Confused Expressions #12: It’s Natural
Some people seem satisfied to justify any action by the claim that “it’s natural.” Whether it’s giving in to every sexual urge or ingesting various products and plants, somehow the claim that “it’s natural” (which, I guess, means “it occurs in the natural world”) seems to be enough reason to carry on without concern. But just because something is natural doesn’t make it safe, or healthy, or wise. There’s nothing more natural (in the sense of “it occurs in nature”) than having your head bitten off by a lion in the jungle, yet few would claim that jungles are perfectly safe, or that being lion-food is in the natural order of things and shouldn’t be resisted.
In fact, isn’t our experience of nature the exact opposite? We build shelters to protect us from the (natural) elements and bundle up in colder climates and heat our homes so we don’t freeze to death; we toil to grow and clean and prepare our food; we develop weapons and medicines to defend ourselves against naturally-occurring aggressors like wolves and microbes. In fact, perfectly natural events can take such a high toll in human lives that the whole world seems to stop and pay attention, whether it’s a tsunami devastating Southeast Asia in 2004, or a flood overwhelming New Orleans in 2005, or an earthquake and its aftershocks pummeling Haiti earlier this year, or monsoon rains flooding many parts of Pakistan this summer. Entire cities and even countries have been devastated by natural disasters. If nature is Mother Nature, she is a sometimes-neglectful and an often-hostile mother.

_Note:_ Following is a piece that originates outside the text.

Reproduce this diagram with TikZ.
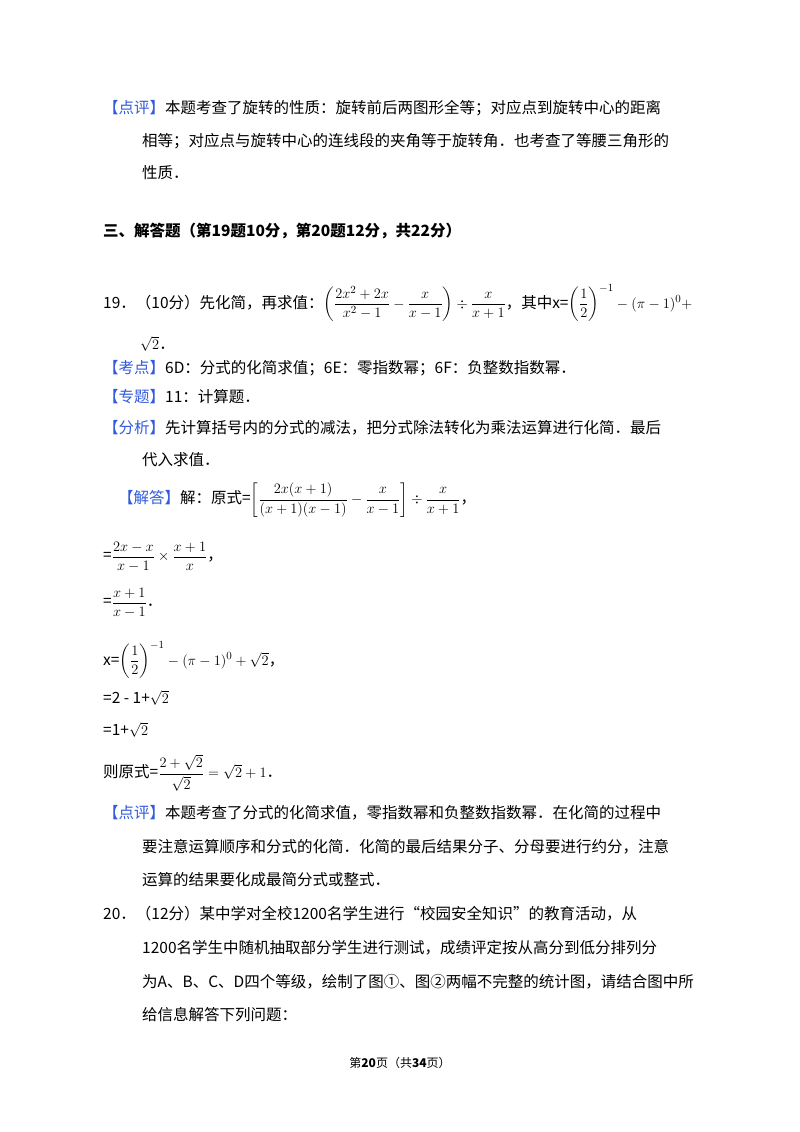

We are born into a world where mere survival comes only at great cost and effort, where nature itself seems out to kill us. It sounds almost, well, unnatural. And it’s enough to make anyone despondent—except for one thing, something that stands in stark contrast to the violence and destruction found in so much of nature. That something is found in the graceful fleeing of a butterfly, the warmth and light of the rising sun, the freshness of cold mountain air. It’s a sublime sort of beauty, faint but present, perhaps a remnant or hint of the kind of world this once was and may yet be again.